Today I'm going to try my hand at cooking liver and onions for the first time. I found what reviewers say is a palate-changing recipe. I've never actually eaten liver, but I have to admit that slicing it a bit ago just about turned me into a firm vegetarian. That stuff is weird! The liver is soaking in milk now, which according to much of what I've read is essential to taking the rubber sole taste out of it.

I'm a little afraid of food that has the potential to taste like a rubber sole.

I've got bread dough rising so that even if we all hate the liver, at least we'll still have something to eat for lunch.

(Come to think of it, maybe I'll try to get a batch of molasses cookies made, too. I'm seriously concerned!)

One thing's for sure: the anemia sure doesn't seem to be slowing down the growth of this unborn baby, although perhaps some doctors would see slower growth as a good thing in my case since I tend to give birth to 3-month-olds??? Claire puts her hand on my belly several times a day for the past few weeks and says, "Belly big, Mom. Baby big."

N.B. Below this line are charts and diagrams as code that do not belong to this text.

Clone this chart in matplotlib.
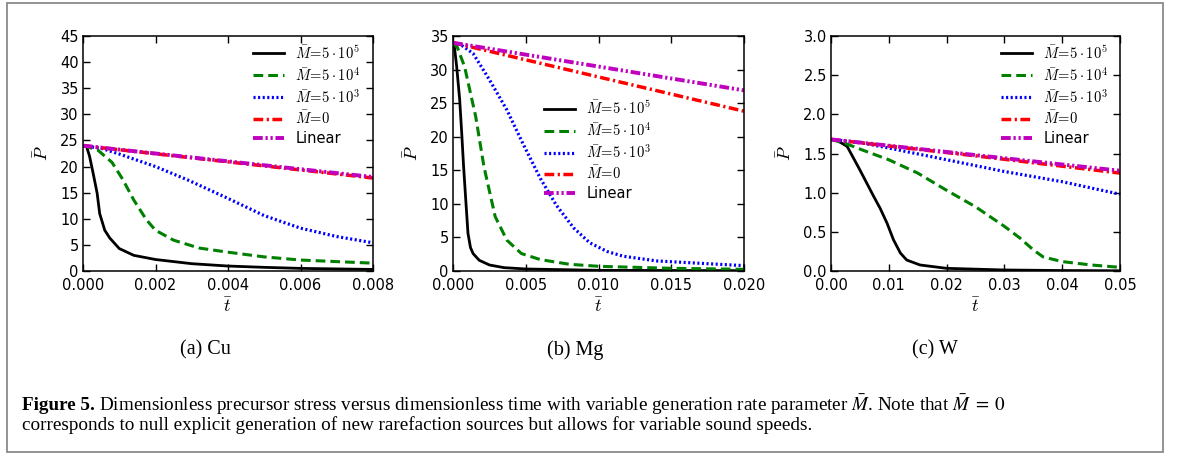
import matplotlib
matplotlib.use("Agg")
import matplotlib.pyplot as plt
from matplotlib.patches import Rectangle

# ---- data ----
labels = [r'$\bar{M}\!=\!5\cdot10^5$', r'$\bar{M}\!=\!5\cdot10^4$',
          r'$\bar{M}\!=\!5\cdot10^3$', r'$\bar{M}\!=\!0$', 'Linear']
subcaptions = ['(a) Cu', '(b) Mg', '(c) W']

# (a) Cu
t_black_a = [0, 0.0001, 0.00018, 0.00028, 0.00039, 0.00046, 0.0006, 0.00074, 0.001,
             0.0014, 0.002, 0.003, 0.004, 0.005, 0.006, 0.007, 0.008]
p_black_a = [24, 23.8, 22, 18.7, 14.9, 11, 7.8, 6.3, 4.3, 3.0, 2.2, 1.4, 0.95, 0.7, 0.5, 0.4, 0.3]
t_green_a = [0, 0.0004, 0.0008, 0.0011, 0.0014, 0.00175, 0.002, 0.0025, 0.0032, 0.004,
             0.005, 0.006, 0.007, 0.008]
p_green_a = [24, 23.2, 20.8, 17.5, 13.6, 9.8, 7.8, 5.9, 4.4, 3.6, 2.7, 2.1, 1.8, 1.5]
t_blue_a = [0, 0.0005, 0.001, 0.002, 0.0029, 0.004, 0.005, 0.006, 0.007, 0.008]
p_blue_a = [24, 23.5, 22.4, 20.0, 17.4, 13.9, 10.6, 8.2, 6.6, 5.4]
t_red_a = [0, 0.004, 0.008]
p_red_a = [24, 20.9, 17.8]
t_lin_a = [0, 0.008]
p_lin_a = [24, 18.0]

# (b) Mg
t_black_b = [0, 0.0001, 0.00025, 0.00046, 0.0006, 0.00073, 0.00088, 0.00103, 0.0012,
             0.00138, 0.0018, 0.0025, 0.0035, 0.005, 0.01, 0.02]
p_black_b = [34, 33.3, 30.5, 25.5, 20.5, 15.5, 10.5, 5.6, 3.5, 2.6, 1.6, 0.9, 0.5, 0.3, 0.1, 0.05]
t_green_b = [0, 0.0003, 0.0008, 0.00156, 0.00213, 0.0029, 0.0037, 0.0047, 0.006, 0.008,
             0.01, 0.015, 0.02]
p_green_b = [34, 33.3, 30.4, 23, 15.5, 8.1, 4.6, 2.6, 1.7, 1.0, 0.7, 0.4, 0.25]
t_blue_b = [0, 0.0006, 0.00138, 0.0025, 0.0037, 0.0048, 0.006, 0.0071, 0.0083, 0.0094,
            0.0106, 0.0117, 0.014, 0.0174, 0.02]
p_blue_b = [34, 33.6, 32.4, 28.5, 24, 19, 13.8, 9.8, 6.4, 4.2, 2.9, 2.2, 1.5, 1.1, 0.8]
t_red_b = [0, 0.01, 0.02]
p_red_b = [34, 28.9, 23.8]
t_lin_b = [0, 0.02]
p_lin_b = [34, 26.9]

# (c) W
t_black_c = [0, 0.001, 0.0028, 0.005, 0.0074, 0.0085, 0.0097, 0.0108, 0.012, 0.0131,
             0.0154, 0.02, 0.03, 0.04, 0.05]
p_black_c = [1.68, 1.67, 1.59, 1.29, 0.95, 0.8, 0.61, 0.40, 0.23, 0.14, 0.077, 0.034,
             0.013, 0.006, 0.003]
t_green_c = [0, 0.0028, 0.0056, 0.01, 0.015, 0.02, 0.025, 0.03, 0.0327, 0.035, 0.0367,
             0.04, 0.045, 0.05]
p_green_c = [1.68, 1.62, 1.54, 1.42, 1.25, 1.03, 0.82, 0.57, 0.42, 0.27, 0.18, 0.12,
             0.077, 0.047]
t_blue_c = [0, 0.005, 0.01, 0.02, 0.03, 0.04, 0.05]
p_blue_c = [1.68, 1.64, 1.57, 1.42, 1.27, 1.14, 0.98]
t_red_c = [0, 0.025, 0.05]
p_red_c = [1.68, 1.47, 1.25]
t_lin_c = [0, 0.05]
p_lin_c = [1.68, 1.28]

panels = [
    dict(series=[(t_black_a, p_black_a), (t_green_a, p_green_a), (t_blue_a, p_blue_a),
                 (t_red_a, p_red_a), (t_lin_a, p_lin_a)],
         xlim=(0, 0.008), xticks=[0, 0.002, 0.004, 0.006, 0.008], xfmt='%.3f',
         ylim=(0, 45), yticks=range(0, 50, 5), yfmt='%d', leg=(0.586, 0.965)),
    dict(series=[(t_black_b, p_black_b), (t_green_b, p_green_b), (t_blue_b, p_blue_b),
                 (t_red_b, p_red_b), (t_lin_b, p_lin_b)],
         xlim=(0, 0.02), xticks=[0, 0.005, 0.01, 0.015, 0.02], xfmt='%.3f',
         ylim=(0, 35), yticks=range(0, 40, 5), yfmt='%d', leg=(0.313, 0.73)),
    dict(series=[(t_black_c, p_black_c), (t_green_c, p_green_c), (t_blue_c, p_blue_c),
                 (t_red_c, p_red_c), (t_lin_c, p_lin_c)],
         xlim=(0, 0.05), xticks=[0, 0.01, 0.02, 0.03, 0.04, 0.05], xfmt='%.2f',
         ylim=(0, 3.0), yticks=[0, 0.5, 1.0, 1.5, 2.0, 2.5, 3.0], yfmt='%.1f',
         leg=(0.588, 0.965)),
]

styles = [
    dict(color='k', lw=2.0, ls='-'),
    dict(color=(0, 0.5, 0), lw=2.2, dashes=(7, 3.6)),
    dict(color='b', lw=2.3, dashes=(1.5, 1.8)),
    dict(color='r', lw=2.5, dashes=(7, 2.5, 1.6, 2.5)),
    dict(color=(0.75, 0, 0.75), lw=2.8, dashes=(7, 2, 1.6, 2, 1.6, 2)),
]

plt.rcParams['mathtext.fontset'] = 'cm'
plt.rcParams['lines.scale_dashes'] = False
plt.rcParams['font.family'] = 'DejaVu Sans'

W, H = 1181, 457
fig = plt.figure(figsize=(W / 100, H / 100), dpi=100)

axes_px = [(83, 373), (453, 744), (831, 1120)]
top_px, bot_px = 36, 271
sub_x = [205, 575, 935]

for (x0, x1), p, sx, cap in zip(axes_px, panels, sub_x, subcaptions):
    ax = fig.add_axes([x0 / W, (H - bot_px) / H, (x1 - x0) / W, (bot_px - top_px) / H])
    for (t, pv), st, lab in zip(p['series'], styles, labels):
        ax.plot(t, pv, label=lab, **st)
    ax.set_xlim(*p['xlim'])
    ax.set_ylim(*p['ylim'])
    ax.set_xticks(p['xticks'])
    ax.set_yticks(list(p['yticks']))
    ax.set_xticklabels([p['xfmt'] % v for v in p['xticks']])
    ax.set_yticklabels([p['yfmt'] % v for v in p['yticks']])
    ax.tick_params(direction='in', top=True, right=True, length=5, width=1,
                   labelsize=10.5)
    ax.tick_params(axis='x', pad=5)
    ax.tick_params(axis='y', pad=3)
    for s in ax.spines.values():
        s.set_linewidth(1.1)
    ax.set_xlabel(r'$\bar{t}$', fontsize=13, labelpad=3)
    ax.set_ylabel(r'$\bar{P}$', fontsize=13, labelpad=6)
    ax.legend(loc='upper left', bbox_to_anchor=p['leg'], frameon=False, fontsize=10.5,
              borderpad=0, borderaxespad=0, handlelength=2.1, handletextpad=0.8,
              labelspacing=0.28)
    fig.text(sx / W, (H - 350) / H, cap, ha='center', va='center',
             family='Liberation Serif', fontsize=14.5)

# figure caption
r = fig.canvas.get_renderer()
cx, y1, y2 = 22 / W, (H - 405) / H, (H - 425) / H
fs = 13.8
b = fig.text(cx, y1, 'Figure 5.', family='Liberation Serif', weight='bold',
             fontsize=fs, va='center')
bb = b.get_window_extent(r)
fig.text((bb.x1 + 4) / W, y1,
         r'Dimensionless precursor stress versus dimensionless time with variable '
         r'generation rate parameter $\bar{M}$. Note that $\bar{M}\;=\;0$',
         family='Liberation Serif', fontsize=fs, va='center', math_fontfamily='stix')
fig.text(cx, y2, 'corresponds to null explicit generation of new rarefaction sources '
         'but allows for variable sound speeds.', family='Liberation Serif',
         fontsize=fs, va='center')

fig.patches.append(Rectangle((7 / W, 5 / H), 1156 / W, 449 / H, transform=fig.transFigure,
                             fill=False, edgecolor='#8a8a8a', lw=1.3))

fig.savefig('out.png', dpi=100)
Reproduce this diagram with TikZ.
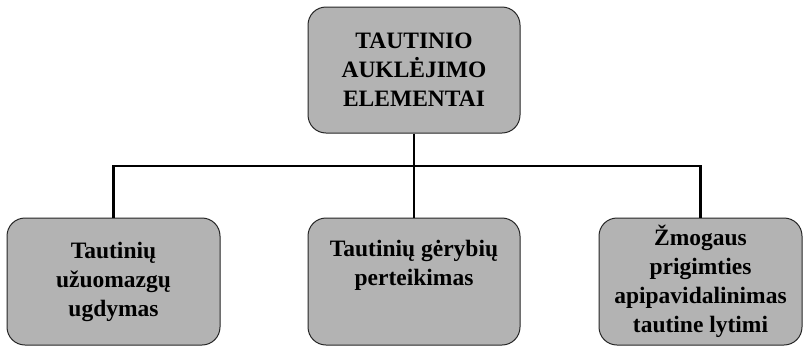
\documentclass[tikz,border=0pt]{standalone}
\usepackage{fontspec}
\setmainfont{Liberation Serif}
\definecolor{boxgray}{RGB}{179,179,179}
\begin{document}
\begin{tikzpicture}[x=1pt,y=-1pt,
  box/.style={draw=black!85, line width=1pt, fill=boxgray, rounded corners=18pt,
    minimum width=#1, inner sep=0pt, align=center,
    font=\fontsize{23.5}{29}\selectfont\bfseries},
  conn/.style={draw=black, line width=2.4pt}]
\useasboundingbox (0,0) rectangle (803,346);
\node[box=212pt, minimum height=126pt] (top) at (414,70) {TAUTINIO\\AUKLĖJIMO\\ELEMENTAI};
\node[box=213pt, minimum height=127pt] (left) at (113.5,281.5) {Tautinių\\užuomazgų\\ugdymas};
\node[box=212pt, minimum height=127pt] (mid) at (414,281.5) {Tautinių gėrybių\\perteikimas\\\strut};
\node[box=203pt, minimum height=127pt] (right) at (700.5,281.5) {Žmogaus\\prigimties\\apipavidalinimas\\tautine lytimi};
\coordinate (bus) at (414,166);
\draw[conn] (top.south) -- (bus);
\draw[conn] (bus) -- (mid.north);
\draw[conn] (left.north) |- (bus) -| (right.north);
\end{tikzpicture}
\end{document}
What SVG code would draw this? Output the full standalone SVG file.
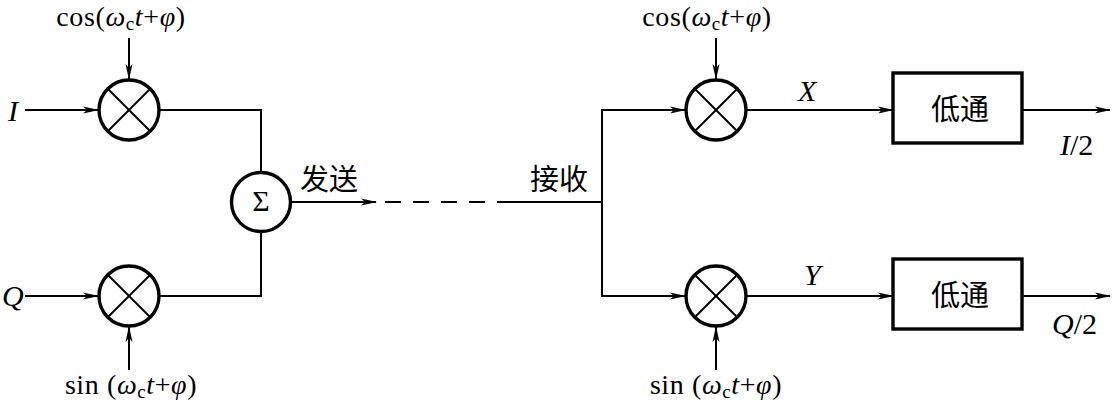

Thanks, hon, you're really boosting my self-esteem. I mean, is it not enough that I look as pale as a ghost, I've gained more weight than I did with either of the last two pregnancies (which, by the way, reinforces my "hunch" that we've got a boy on the way), and I generally feel less than human these days? No, on top of all that, I have to be regularly told how huge I am.

By a two-year-old!

33 weeks pregnant; I'm guessing that Baby is about 5lbs.


Still, I'm just thankful that all is going well for the most part. The baby seems healthy. I'm getting regular prenatal care. I've got what seems to be a good plan for delivery, and the back-up solution of heading to Syracuse (where they are all for my VBAC'ing) if all else fails. Daniel is unendingly patient with how slow I have to take things. The kids are stepping up and doing so much to help: Gabriel and Bronwyn regularly tuck the younger ones in on the nights Daniel's not home so that all I have to do is come up, pray with each of them, kiss them good-night, and then head down to my own bed-- not mention a whole host of other things they do to help all day long.

So of late, we're taking it slow, but I'm also feeling tremendously blessed. Not everyone has a support system right in their very own home like I do. God has been so, so, SO good to me!